Scientists have developed a tool named PoseSonic capable of accurately monitoring upper body movements for individuals wearing smart glasses. A recent study suggests that future iterations of smart glasses could potentially replace optical cameras with sonar technology, utilizing sound for movement tracking. This sonar-based approach aims to enhance accuracy, privacy, and cost-effectiveness in the production of smart glasses.
Researchers at Cornell University introduced PoseSonic, a technology combining micro sonar, powered by CHIRP technology (a miniaturized version of the technology used for ocean mapping and submarine tracking), with artificial intelligence (AI) to create a precise echo profile image of the glasses wearer. The micro sonar captures sound waves beyond human hearing. The research was published on September 27 in the ACM Digital Library.
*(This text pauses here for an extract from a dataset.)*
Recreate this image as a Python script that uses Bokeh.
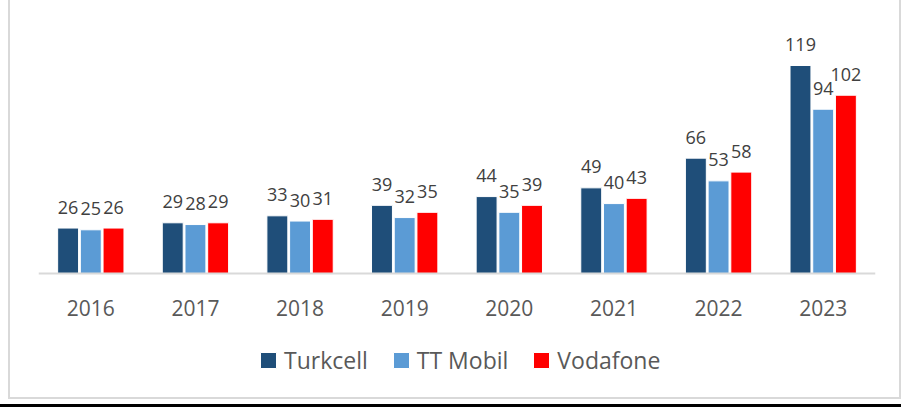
from bokeh.plotting import figure
from bokeh.models import Legend, LegendItem, ColumnDataSource
from bokeh.transform import dodge
from bokeh.core.properties import value
from bokeh.embed import file_html
from bokeh.resources import INLINE

years = ["2016", "2017", "2018", "2019", "2020", "2021", "2022", "2023"]
turkcell = [26, 29, 33, 39, 44, 49, 66, 119]
ttmobil = [25, 28, 30, 32, 35, 40, 53, 94]
vodafone = [26, 29, 31, 35, 39, 43, 58, 102]
series_names = ["Turkcell", "TT Mobil", "Vodafone"]
colors = ["#1F4E79", "#5B9BD5", "#FF0000"]

FONT = "Open Sans"

src = ColumnDataSource(dict(
    year=years,
    turkcell=turkcell, ttmobil=ttmobil, vodafone=vodafone,
    turkcell_t=[str(v) for v in turkcell],
    ttmobil_t=[str(v) for v in ttmobil],
    vodafone_t=[str(v) for v in vodafone],
))

p = figure(x_range=years, y_range=(-72.1, 156.2), width=893, height=399,
           output_backend="svg", toolbar_location=None,
           min_border_left=28, min_border_right=28, min_border_top=0,
           min_border_bottom=0)
p.outline_line_color = None
p.background_fill_color = "white"
p.border_fill_color = "white"
p.grid.visible = False
p.yaxis.visible = False
p.x_range.range_padding = 0

keys = ["turkcell", "ttmobil", "vodafone"]
offsets = [-0.217, 0.0, 0.217]
renderers = []
for k, off, c in zip(keys, offsets, colors):
    r = p.vbar(x=dodge("year", off, range=p.x_range), top=k, bottom=0, width=0.2,
               source=src, fill_color=c, line_color="white", line_width=1)
    renderers.append(r)
    p.text(x=dodge("year", off, range=p.x_range), y=k, text=k + "_t", source=src,
           text_align="center", text_baseline="alphabetic", y_offset=-21,
           text_font=value(FONT), text_font_size="18px", text_color="#404040")

ax = p.xaxis[0]
ax.fixed_location = 0
ax.axis_line_color = "#d9d9d9"
ax.axis_line_width = 2
ax.major_tick_line_color = None
ax.minor_tick_line_color = None
ax.major_label_text_font = FONT
ax.major_label_text_font_size = "21px"
ax.major_label_text_color = "#595959"
ax.major_label_standoff = 21

legend = Legend(items=[LegendItem(label=n, renderers=[r]) for n, r in zip(series_names, renderers)],
                orientation="horizontal", location=(220, 23),
                glyph_width=20, glyph_height=20, label_standoff=6, spacing=23,
                padding=0, margin=0, border_line_color=None, background_fill_alpha=0,
                label_text_font=FONT, label_text_font_size="23px", label_text_color="#595959")
p.add_layout(legend, "center")

p.styles = {"margin-left": "8px",
            "border-left": "2px solid #d9d9d9", "border-right": "2px solid #d9d9d9",
            "border-bottom": "2px solid #d9d9d9",
            "box-shadow": "-8px 5px 0 0 #ffffff, 0 5px 0 0 #ffffff, -8px 8px 0 0 #000000, 0 8px 0 0 #000000"}

open("out.html", "w").write(file_html(p, INLINE))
Cheng Zhang, study co-author and assistant professor at Cornell, emphasized the potential of this technology as a sensing solution for wearables, particularly in everyday settings. He highlighted the advantages over current camera-based sensing solutions, citing PoseSonic’s efficiency, affordability, unobtrusiveness, and privacy-conscious design. While existing augmented reality (AR) smart glasses rely on cameras for tracking wearers, this continuous video usage drains batteries quickly and poses privacy concerns. In contrast, acoustic-based tracking, as demonstrated by PoseSonic, offers a more economical and privacy-friendly alternative.
PoseSonic incorporates microphones, speakers, a microprocessor, Bluetooth module, battery, and sensors. The researchers developed a functional prototype for less than $40, a cost that could potentially decrease with mass production. In comparison, the Google Glass, introduced a decade ago, had a manufacturing cost of $152.
The speakers in PoseSonic emit inaudible sound waves, bouncing them off the body and back to the microphones. This data helps the microprocessor generate a profile image, which is then processed by an AI model estimating the 3D positions of nine body joints. Unlike other wearable systems, PoseSonic’s algorithm can work on any user without the need for specific training, as it is trained using video frames for reference.
Due to the lower power consumption of audio equipment compared to cameras, PoseSonic can operate continuously on smart glasses for over 20 hours. Future versions of the technology could integrate seamlessly into AR-enabled wearables without causing discomfort or excessive bulk.
Privacy is a key advantage of sonar over cameras, as the algorithm processes only the self-generated sound waves for building the 3D image, avoiding capturing external sounds or images. Additionally, data processing can occur locally on the wearer’s smartphone, reducing the risk of interception during transmission to public cloud servers. Cheng Zhang envisions practical applications for acoustic tracking in smart glasses, such as recognizing upper body movements in daily activities or tracking exercise routines. This technology could potentially offer users more detailed insights into their behavior and movement during physical activities beyond basic metrics like step count or calorie consumption.